* Work to do:
Pull every line that holds the word "diagram" from the entries.

>> START

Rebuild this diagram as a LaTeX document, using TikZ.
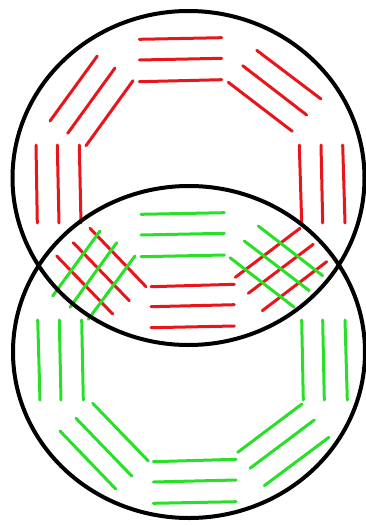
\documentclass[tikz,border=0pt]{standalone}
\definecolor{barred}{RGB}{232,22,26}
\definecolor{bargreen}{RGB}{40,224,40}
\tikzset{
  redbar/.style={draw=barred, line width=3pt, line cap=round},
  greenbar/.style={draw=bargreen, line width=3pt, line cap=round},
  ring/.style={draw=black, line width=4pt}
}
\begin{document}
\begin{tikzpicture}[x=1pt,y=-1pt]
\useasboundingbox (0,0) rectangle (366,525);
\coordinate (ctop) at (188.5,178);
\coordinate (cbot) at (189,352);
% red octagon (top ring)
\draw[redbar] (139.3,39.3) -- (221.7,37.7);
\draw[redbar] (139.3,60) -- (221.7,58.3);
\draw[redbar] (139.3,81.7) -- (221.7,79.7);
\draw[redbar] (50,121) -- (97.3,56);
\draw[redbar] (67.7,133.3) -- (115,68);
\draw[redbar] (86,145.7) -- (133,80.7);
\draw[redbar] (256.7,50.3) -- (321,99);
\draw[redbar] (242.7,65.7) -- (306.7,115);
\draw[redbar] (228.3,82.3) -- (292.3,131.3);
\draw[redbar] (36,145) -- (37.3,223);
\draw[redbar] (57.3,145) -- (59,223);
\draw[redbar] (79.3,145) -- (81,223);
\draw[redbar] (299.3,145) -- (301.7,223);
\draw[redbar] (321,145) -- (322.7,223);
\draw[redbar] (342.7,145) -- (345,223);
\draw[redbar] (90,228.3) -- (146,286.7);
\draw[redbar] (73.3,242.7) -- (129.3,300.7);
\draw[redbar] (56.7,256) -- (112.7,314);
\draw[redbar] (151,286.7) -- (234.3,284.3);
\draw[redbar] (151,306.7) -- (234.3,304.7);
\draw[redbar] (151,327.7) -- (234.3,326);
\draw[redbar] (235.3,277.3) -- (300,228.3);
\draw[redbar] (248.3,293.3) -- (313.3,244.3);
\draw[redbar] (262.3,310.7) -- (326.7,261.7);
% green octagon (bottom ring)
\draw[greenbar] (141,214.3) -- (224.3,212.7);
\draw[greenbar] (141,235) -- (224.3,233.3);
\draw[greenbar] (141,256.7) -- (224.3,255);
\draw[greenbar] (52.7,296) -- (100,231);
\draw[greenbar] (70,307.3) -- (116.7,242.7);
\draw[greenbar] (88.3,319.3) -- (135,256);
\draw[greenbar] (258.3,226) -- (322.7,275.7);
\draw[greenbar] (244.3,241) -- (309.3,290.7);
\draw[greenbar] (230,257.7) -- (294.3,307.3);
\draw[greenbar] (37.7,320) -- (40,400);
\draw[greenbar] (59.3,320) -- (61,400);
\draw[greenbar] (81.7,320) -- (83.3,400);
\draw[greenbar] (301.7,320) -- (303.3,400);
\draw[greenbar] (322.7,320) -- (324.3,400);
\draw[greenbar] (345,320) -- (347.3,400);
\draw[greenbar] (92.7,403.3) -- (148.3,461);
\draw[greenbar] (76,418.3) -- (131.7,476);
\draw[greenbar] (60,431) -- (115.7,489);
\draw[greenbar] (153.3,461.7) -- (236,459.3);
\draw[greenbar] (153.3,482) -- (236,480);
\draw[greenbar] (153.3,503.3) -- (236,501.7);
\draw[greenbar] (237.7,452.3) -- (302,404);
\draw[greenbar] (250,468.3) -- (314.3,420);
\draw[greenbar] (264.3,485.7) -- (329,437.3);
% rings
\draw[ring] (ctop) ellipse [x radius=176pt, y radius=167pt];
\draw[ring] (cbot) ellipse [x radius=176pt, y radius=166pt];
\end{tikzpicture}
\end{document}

>> END
>> START

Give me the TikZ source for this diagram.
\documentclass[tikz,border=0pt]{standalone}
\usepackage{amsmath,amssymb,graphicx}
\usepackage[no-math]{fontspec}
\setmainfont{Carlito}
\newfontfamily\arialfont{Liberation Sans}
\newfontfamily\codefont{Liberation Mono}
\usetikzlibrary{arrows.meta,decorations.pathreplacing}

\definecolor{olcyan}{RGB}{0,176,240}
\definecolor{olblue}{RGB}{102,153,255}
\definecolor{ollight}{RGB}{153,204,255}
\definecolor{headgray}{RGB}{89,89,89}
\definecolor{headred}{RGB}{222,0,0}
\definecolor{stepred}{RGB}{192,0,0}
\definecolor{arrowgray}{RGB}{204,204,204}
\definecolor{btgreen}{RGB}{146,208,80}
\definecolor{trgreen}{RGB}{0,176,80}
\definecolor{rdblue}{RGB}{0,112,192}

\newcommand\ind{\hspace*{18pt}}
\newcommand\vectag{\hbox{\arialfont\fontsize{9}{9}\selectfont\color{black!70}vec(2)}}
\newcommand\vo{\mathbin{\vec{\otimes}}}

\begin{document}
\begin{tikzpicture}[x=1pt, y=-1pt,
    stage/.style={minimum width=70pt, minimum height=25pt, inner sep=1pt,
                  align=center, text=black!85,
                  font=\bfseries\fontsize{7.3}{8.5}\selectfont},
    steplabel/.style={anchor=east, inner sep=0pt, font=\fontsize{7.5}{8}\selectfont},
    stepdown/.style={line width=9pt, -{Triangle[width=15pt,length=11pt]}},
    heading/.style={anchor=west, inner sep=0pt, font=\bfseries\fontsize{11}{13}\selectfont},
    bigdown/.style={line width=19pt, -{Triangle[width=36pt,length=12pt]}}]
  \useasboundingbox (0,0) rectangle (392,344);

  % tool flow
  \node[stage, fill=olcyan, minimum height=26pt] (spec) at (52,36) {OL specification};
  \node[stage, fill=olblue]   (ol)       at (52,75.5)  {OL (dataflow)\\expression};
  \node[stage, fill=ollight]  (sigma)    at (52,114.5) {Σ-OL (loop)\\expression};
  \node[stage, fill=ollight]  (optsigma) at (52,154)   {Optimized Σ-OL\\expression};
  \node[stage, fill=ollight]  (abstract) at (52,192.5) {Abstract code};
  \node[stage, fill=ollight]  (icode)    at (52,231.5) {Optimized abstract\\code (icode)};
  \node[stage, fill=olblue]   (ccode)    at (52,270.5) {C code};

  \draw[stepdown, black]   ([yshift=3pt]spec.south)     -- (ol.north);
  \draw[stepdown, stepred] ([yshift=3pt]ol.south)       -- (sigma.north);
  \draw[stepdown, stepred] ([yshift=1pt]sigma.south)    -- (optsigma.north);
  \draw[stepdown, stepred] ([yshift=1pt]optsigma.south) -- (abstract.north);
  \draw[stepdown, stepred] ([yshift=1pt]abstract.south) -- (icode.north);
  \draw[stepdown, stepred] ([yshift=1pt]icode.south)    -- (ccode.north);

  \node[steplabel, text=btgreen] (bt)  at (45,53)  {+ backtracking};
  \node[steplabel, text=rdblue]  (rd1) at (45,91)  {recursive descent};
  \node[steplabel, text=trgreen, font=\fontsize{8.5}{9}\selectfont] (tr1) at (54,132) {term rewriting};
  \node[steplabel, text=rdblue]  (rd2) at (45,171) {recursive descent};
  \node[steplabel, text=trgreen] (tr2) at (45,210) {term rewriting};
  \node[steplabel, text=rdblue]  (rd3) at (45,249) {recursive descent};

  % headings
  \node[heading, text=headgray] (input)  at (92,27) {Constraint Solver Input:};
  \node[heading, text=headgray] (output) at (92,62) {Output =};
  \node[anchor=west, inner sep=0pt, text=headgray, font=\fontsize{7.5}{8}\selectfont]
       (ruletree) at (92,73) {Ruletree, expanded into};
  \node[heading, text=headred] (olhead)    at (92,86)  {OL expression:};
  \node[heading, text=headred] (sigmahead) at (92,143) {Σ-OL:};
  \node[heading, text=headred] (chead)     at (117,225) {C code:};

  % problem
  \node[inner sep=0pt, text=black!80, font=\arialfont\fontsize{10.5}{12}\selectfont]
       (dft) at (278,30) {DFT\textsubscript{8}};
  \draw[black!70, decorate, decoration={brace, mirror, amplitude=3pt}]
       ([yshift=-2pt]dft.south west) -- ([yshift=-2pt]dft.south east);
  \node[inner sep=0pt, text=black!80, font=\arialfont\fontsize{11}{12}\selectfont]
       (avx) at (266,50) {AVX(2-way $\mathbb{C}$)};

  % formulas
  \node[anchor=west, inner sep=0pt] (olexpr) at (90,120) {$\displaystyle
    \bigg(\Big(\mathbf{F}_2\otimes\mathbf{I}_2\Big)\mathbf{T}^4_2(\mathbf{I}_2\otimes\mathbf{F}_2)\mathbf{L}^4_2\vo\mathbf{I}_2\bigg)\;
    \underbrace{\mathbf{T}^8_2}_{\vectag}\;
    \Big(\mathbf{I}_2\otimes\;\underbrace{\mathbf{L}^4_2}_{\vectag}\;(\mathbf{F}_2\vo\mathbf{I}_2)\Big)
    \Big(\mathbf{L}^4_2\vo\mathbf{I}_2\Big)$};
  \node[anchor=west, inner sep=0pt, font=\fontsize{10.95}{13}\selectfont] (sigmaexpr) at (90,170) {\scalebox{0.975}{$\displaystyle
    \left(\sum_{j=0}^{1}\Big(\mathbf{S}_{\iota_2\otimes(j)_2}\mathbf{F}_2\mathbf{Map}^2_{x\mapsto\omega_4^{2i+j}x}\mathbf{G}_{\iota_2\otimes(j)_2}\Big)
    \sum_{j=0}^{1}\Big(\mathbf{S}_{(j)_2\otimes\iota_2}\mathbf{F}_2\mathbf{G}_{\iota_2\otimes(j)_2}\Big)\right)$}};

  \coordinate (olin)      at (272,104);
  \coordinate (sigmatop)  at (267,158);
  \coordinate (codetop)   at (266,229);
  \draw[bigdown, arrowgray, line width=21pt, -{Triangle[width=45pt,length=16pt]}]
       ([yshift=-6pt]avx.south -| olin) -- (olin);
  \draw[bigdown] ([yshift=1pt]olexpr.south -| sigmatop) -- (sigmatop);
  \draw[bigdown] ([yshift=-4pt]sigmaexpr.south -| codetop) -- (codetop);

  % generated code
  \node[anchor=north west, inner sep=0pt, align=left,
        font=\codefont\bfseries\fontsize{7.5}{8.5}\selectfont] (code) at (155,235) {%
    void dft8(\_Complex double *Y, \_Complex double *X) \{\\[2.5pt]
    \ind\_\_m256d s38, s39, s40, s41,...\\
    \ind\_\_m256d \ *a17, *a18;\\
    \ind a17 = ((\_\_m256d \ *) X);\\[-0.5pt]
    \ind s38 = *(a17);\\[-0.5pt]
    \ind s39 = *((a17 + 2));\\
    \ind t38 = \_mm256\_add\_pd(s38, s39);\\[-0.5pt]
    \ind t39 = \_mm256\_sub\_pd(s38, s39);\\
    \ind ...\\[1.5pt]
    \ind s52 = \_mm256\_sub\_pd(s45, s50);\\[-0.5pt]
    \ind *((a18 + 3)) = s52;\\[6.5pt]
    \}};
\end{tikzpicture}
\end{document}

>> END

* Finished exercise:
Rebuild this diagram as a LaTeX document, using TikZ.
Give me the TikZ source for this diagram.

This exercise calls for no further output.